Energy investments should be prioritized to boost the country’s economic growth, International Monetary Fund (IMF) Representative to the Philippines Ragnar Gudmundsson said
In a report by the Business World, Gudmundsson emphasized the importance of prioritizing the energy transition in the country. He stated that the Philippines is in a favorable position to attract foreign investors in this field and, therefore, it is crucial to develop well-prepared projects.
Additionally, the government has set targets to increase the share of renewable energy (RE) in the power mix to 35% by 2030 and 50% by 2040.
The IMF has projected a growth of 6% for the country’s economy this year, with an expected range of 5.5-6% for 2024.
Gudmundsson suggested that the government should evaluate its tax policy and ensure that tax revenues are directed towards essential investments in priority sectors.

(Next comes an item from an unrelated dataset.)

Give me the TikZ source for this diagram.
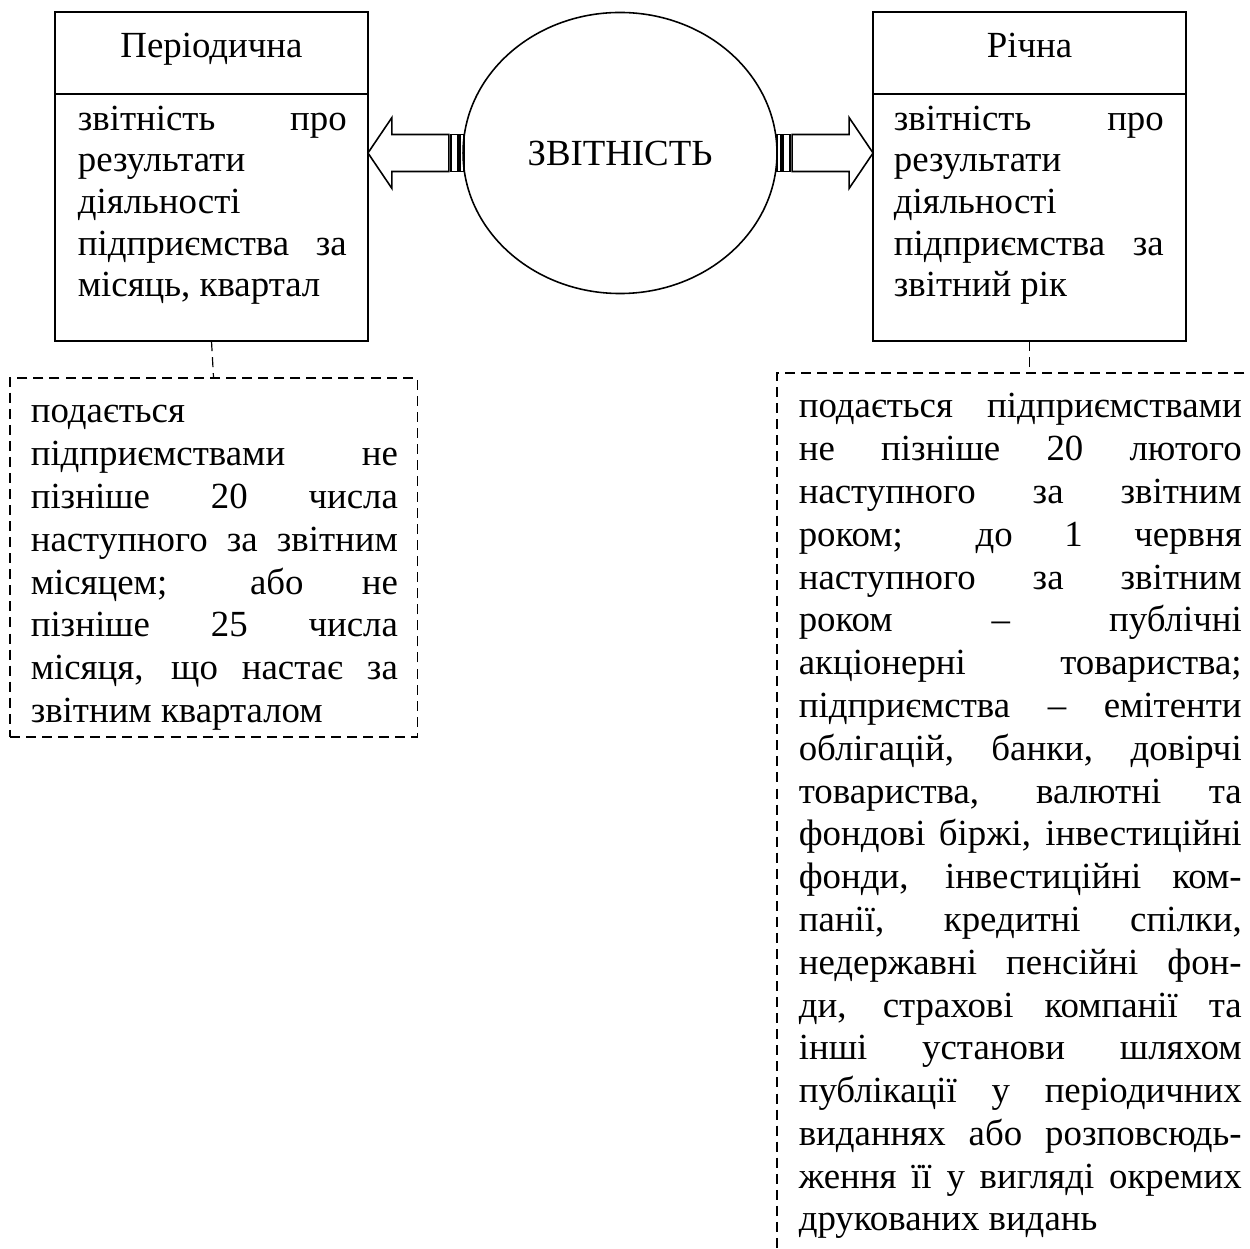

He emphasized the importance of rationalizing expenditure and ensuring its effectiveness but also highlighted the need for measures on taxation to meet consolidated targets and maintain debt sustainability.
He further stated that implementing and managing a carbon tax is relatively straightforward, and as long as the generated revenue is directed towards promoting inclusive growth and assisting vulnerable households, significant advancements can be made in those domains.
The Department of Finance (DOF) has announced that it is currently examining the viability of implementing a carbon tax, which ranks among its top priority initiatives.
DOF Fiscal Policy and Planning Officer Director, Rowena S. Sta. Clara, expressed the department’s view on carbon taxation, highlighting its potential as a revenue stream that aligns with the objective of advancing environmental sustainability and addressing key climate change concerns.
She also stressed that the primary aim is to establish a carbon pricing policy that aligns with the carbon reduction commitments of the Paris Agreement without exerting undue pressure on economic growth during the recovery phase.